■ **Given exercise**
Keep the wording of each record exactly the same when you repeat it, and leave out pictures.
### Task input
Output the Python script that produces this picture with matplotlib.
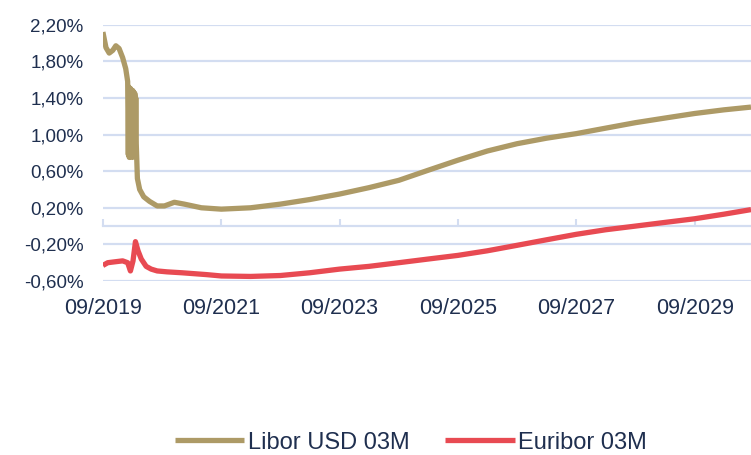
import pandas as pd
import numpy as np
import matplotlib
matplotlib.use("Agg")
import matplotlib.pyplot as plt
import matplotlib.dates as mdates
from matplotlib.ticker import FuncFormatter

# ---- data ----
libor_dates = ['2019-09-01', '2019-09-20', '2019-10-10', '2019-11-01', '2019-11-20',
               '2019-12-10', '2020-01-01', '2020-01-20', '2020-02-01',
               # jagged stretch in Feb/Mar 2020
               '2020-02-05', '2020-02-08', '2020-02-11', '2020-02-14', '2020-02-17',
               '2020-02-20', '2020-02-23', '2020-02-26', '2020-03-01', '2020-03-04',
               '2020-03-07', '2020-03-10', '2020-03-13', '2020-03-16', '2020-03-19',
               '2020-03-22', '2020-03-25',
               '2020-04-01', '2020-04-15', '2020-05-10', '2020-06-15',
               '2020-08-01', '2020-09-15', '2020-11-15', '2021-01-15', '2021-05-01',
               '2021-09-01', '2022-03-01', '2022-09-01', '2023-03-01', '2023-09-01',
               '2024-03-01', '2024-09-01', '2025-03-01', '2025-09-01', '2026-03-01',
               '2026-09-01', '2027-03-01', '2027-09-01', '2028-03-01', '2028-09-01',
               '2029-03-01', '2029-09-01', '2030-03-01', '2030-08-15']
libor_vals = [2.12, 1.95, 1.89, 1.92, 1.97,
              1.94, 1.84, 1.72, 1.58,
              0.78, 1.52, 0.75, 1.50, 0.76,
              1.50, 0.78, 1.48, 0.75, 1.48,
              0.80, 1.46, 0.82, 1.45, 0.85,
              1.40, 0.90,
              0.52, 0.40, 0.32, 0.27,
              0.22, 0.22, 0.26, 0.24, 0.20,
              0.185, 0.20, 0.24, 0.29, 0.35,
              0.42, 0.50, 0.61, 0.72, 0.82,
              0.90, 0.96, 1.01, 1.07, 1.13,
              1.18, 1.23, 1.27, 1.30]

euribor_dates = ['2019-09-01', '2019-10-01', '2019-11-15', '2020-01-01', '2020-02-01',
                 '2020-02-18', '2020-03-05', '2020-03-20', '2020-04-05', '2020-04-25',
                 '2020-05-25', '2020-06-25', '2020-08-01', '2020-10-01', '2021-01-01',
                 '2021-06-01', '2021-09-01', '2022-03-01', '2022-09-01', '2023-03-01',
                 '2023-09-01', '2024-03-01', '2024-09-01', '2025-03-01', '2025-09-01',
                 '2026-03-01', '2026-09-01', '2027-03-01', '2027-09-01', '2028-03-01',
                 '2028-09-01', '2029-03-01', '2029-09-01', '2030-03-01', '2030-08-15']
euribor_vals = [-0.43, -0.40, -0.39, -0.38, -0.40,
                -0.49, -0.38, -0.17, -0.27, -0.36,
                -0.44, -0.47, -0.49, -0.50, -0.51,
                -0.53, -0.545, -0.55, -0.54, -0.51,
                -0.47, -0.44, -0.40, -0.36, -0.32,
                -0.27, -0.21, -0.15, -0.09, -0.04,
                0.00, 0.04, 0.08, 0.13, 0.18]

series_names = ['Libor USD 03M', 'Euribor 03M']
series_colors = ['#ad9a66', '#e84a52']
text_color = '#1f2f4f'
grid_color = '#d3ddf1'

plt.rcParams['font.family'] = ['Liberation Sans', 'DejaVu Sans']

fig = plt.figure(figsize=(7.51, 4.55), dpi=100)
ax = fig.add_axes([0.137, 0.3824, 0.863, 0.5633])

ax.plot(pd.to_datetime(libor_dates), libor_vals, color=series_colors[0], lw=3.8,
        solid_joinstyle='round', solid_capstyle='butt', label=series_names[0], zorder=3)
ax.plot(pd.to_datetime(euribor_dates), euribor_vals, color=series_colors[1], lw=3.8,
        solid_joinstyle='round', solid_capstyle='butt', label=series_names[1], zorder=3)

ax.set_ylim(-0.6, 2.2)
ax.set_yticks(np.arange(-0.6, 2.21, 0.4))
ax.yaxis.set_major_formatter(FuncFormatter(lambda v, p: ('%.2f%%' % v).replace('.', ',')))
ax.set_xlim(pd.Timestamp('2019-09-01'), pd.Timestamp('2030-08-15'))

xticks = pd.to_datetime(['2019-09-01', '2021-09-01', '2023-09-01',
                         '2025-09-01', '2027-09-01', '2029-09-01'])
ax.set_xticks(xticks)
ax.xaxis.set_major_formatter(mdates.DateFormatter('%m/%Y'))

ax.grid(axis='y', color=grid_color, lw=1.6)
ax.set_axisbelow(True)
for s in ax.spines.values():
    s.set_visible(False)
ax.tick_params(axis='y', length=0, pad=14, labelsize=13.5, labelcolor=text_color)
ax.tick_params(axis='x', length=0, pad=12, labelsize=15.5, labelcolor=text_color)

# zero line with upward tick marks
sec = ax.secondary_xaxis(0, transform=ax.transData)
sec.set_xticks(xticks)
sec.tick_params(direction='in', length=5, width=1.5, color=grid_color, labelbottom=False)
sec.spines['bottom'].set_color(grid_color)
sec.spines['bottom'].set_linewidth(1.6)

fig.legend(loc='center', bbox_to_anchor=(0.547, 0.027), ncol=2, frameon=False,
           fontsize=17, labelcolor=text_color, handlelength=2.95, handletextpad=0.15,
           columnspacing=1.5)

fig.savefig('out.png', dpi=100)
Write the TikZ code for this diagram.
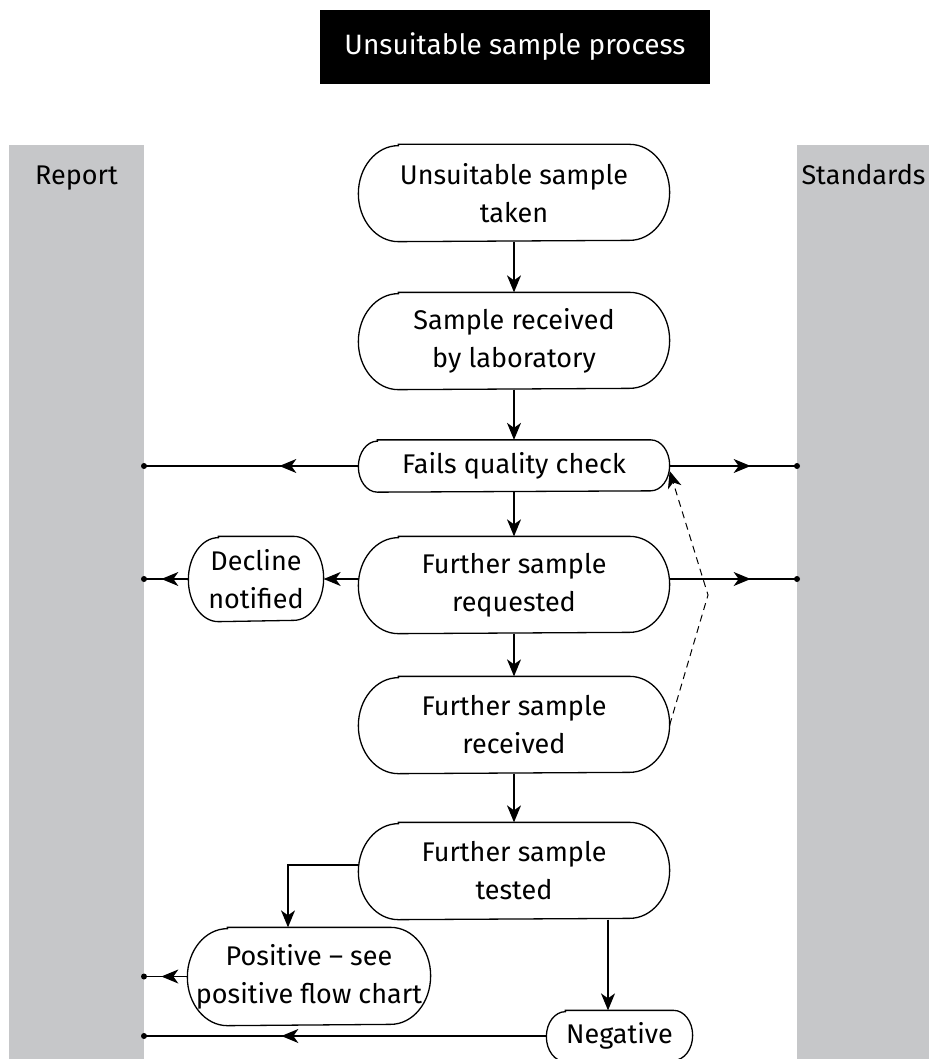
######
■ **Answer to this problem**
Output the Python script that produces this picture with matplotlib.
import pandas as pd
import numpy as np
import matplotlib
matplotlib.use("Agg")
import matplotlib.pyplot as plt
import matplotlib.dates as mdates
from matplotlib.ticker import FuncFormatter

# ---- data ----
libor_dates = ['2019-09-01', '2019-09-20', '2019-10-10', '2019-11-01', '2019-11-20',
               '2019-12-10', '2020-01-01', '2020-01-20', '2020-02-01',
               # jagged stretch in Feb/Mar 2020
               '2020-02-05', '2020-02-08', '2020-02-11', '2020-02-14', '2020-02-17',
               '2020-02-20', '2020-02-23', '2020-02-26', '2020-03-01', '2020-03-04',
               '2020-03-07', '2020-03-10', '2020-03-13', '2020-03-16', '2020-03-19',
               '2020-03-22', '2020-03-25',
               '2020-04-01', '2020-04-15', '2020-05-10', '2020-06-15',
               '2020-08-01', '2020-09-15', '2020-11-15', '2021-01-15', '2021-05-01',
               '2021-09-01', '2022-03-01', '2022-09-01', '2023-03-01', '2023-09-01',
               '2024-03-01', '2024-09-01', '2025-03-01', '2025-09-01', '2026-03-01',
               '2026-09-01', '2027-03-01', '2027-09-01', '2028-03-01', '2028-09-01',
               '2029-03-01', '2029-09-01', '2030-03-01', '2030-08-15']
libor_vals = [2.12, 1.95, 1.89, 1.92, 1.97,
              1.94, 1.84, 1.72, 1.58,
              0.78, 1.52, 0.75, 1.50, 0.76,
              1.50, 0.78, 1.48, 0.75, 1.48,
              0.80, 1.46, 0.82, 1.45, 0.85,
              1.40, 0.90,
              0.52, 0.40, 0.32, 0.27,
              0.22, 0.22, 0.26, 0.24, 0.20,
              0.185, 0.20, 0.24, 0.29, 0.35,
              0.42, 0.50, 0.61, 0.72, 0.82,
              0.90, 0.96, 1.01, 1.07, 1.13,
              1.18, 1.23, 1.27, 1.30]

euribor_dates = ['2019-09-01', '2019-10-01', '2019-11-15', '2020-01-01', '2020-02-01',
                 '2020-02-18', '2020-03-05', '2020-03-20', '2020-04-05', '2020-04-25',
                 '2020-05-25', '2020-06-25', '2020-08-01', '2020-10-01', '2021-01-01',
                 '2021-06-01', '2021-09-01', '2022-03-01', '2022-09-01', '2023-03-01',
                 '2023-09-01', '2024-03-01', '2024-09-01', '2025-03-01', '2025-09-01',
                 '2026-03-01', '2026-09-01', '2027-03-01', '2027-09-01', '2028-03-01',
                 '2028-09-01', '2029-03-01', '2029-09-01', '2030-03-01', '2030-08-15']
euribor_vals = [-0.43, -0.40, -0.39, -0.38, -0.40,
                -0.49, -0.38, -0.17, -0.27, -0.36,
                -0.44, -0.47, -0.49, -0.50, -0.51,
                -0.53, -0.545, -0.55, -0.54, -0.51,
                -0.47, -0.44, -0.40, -0.36, -0.32,
                -0.27, -0.21, -0.15, -0.09, -0.04,
                0.00, 0.04, 0.08, 0.13, 0.18]

series_names = ['Libor USD 03M', 'Euribor 03M']
series_colors = ['#ad9a66', '#e84a52']
text_color = '#1f2f4f'
grid_color = '#d3ddf1'

plt.rcParams['font.family'] = ['Liberation Sans', 'DejaVu Sans']

fig = plt.figure(figsize=(7.51, 4.55), dpi=100)
ax = fig.add_axes([0.137, 0.3824, 0.863, 0.5633])

ax.plot(pd.to_datetime(libor_dates), libor_vals, color=series_colors[0], lw=3.8,
        solid_joinstyle='round', solid_capstyle='butt', label=series_names[0], zorder=3)
ax.plot(pd.to_datetime(euribor_dates), euribor_vals, color=series_colors[1], lw=3.8,
        solid_joinstyle='round', solid_capstyle='butt', label=series_names[1], zorder=3)

ax.set_ylim(-0.6, 2.2)
ax.set_yticks(np.arange(-0.6, 2.21, 0.4))
ax.yaxis.set_major_formatter(FuncFormatter(lambda v, p: ('%.2f%%' % v).replace('.', ',')))
ax.set_xlim(pd.Timestamp('2019-09-01'), pd.Timestamp('2030-08-15'))

xticks = pd.to_datetime(['2019-09-01', '2021-09-01', '2023-09-01',
                         '2025-09-01', '2027-09-01', '2029-09-01'])
ax.set_xticks(xticks)
ax.xaxis.set_major_formatter(mdates.DateFormatter('%m/%Y'))

ax.grid(axis='y', color=grid_color, lw=1.6)
ax.set_axisbelow(True)
for s in ax.spines.values():
    s.set_visible(False)
ax.tick_params(axis='y', length=0, pad=14, labelsize=13.5, labelcolor=text_color)
ax.tick_params(axis='x', length=0, pad=12, labelsize=15.5, labelcolor=text_color)

# zero line with upward tick marks
sec = ax.secondary_xaxis(0, transform=ax.transData)
sec.set_xticks(xticks)
sec.tick_params(direction='in', length=5, width=1.5, color=grid_color, labelbottom=False)
sec.spines['bottom'].set_color(grid_color)
sec.spines['bottom'].set_linewidth(1.6)

fig.legend(loc='center', bbox_to_anchor=(0.547, 0.027), ncol=2, frameon=False,
           fontsize=17, labelcolor=text_color, handlelength=2.95, handletextpad=0.15,
           columnspacing=1.5)

fig.savefig('out.png', dpi=100)
Write the TikZ code for this diagram.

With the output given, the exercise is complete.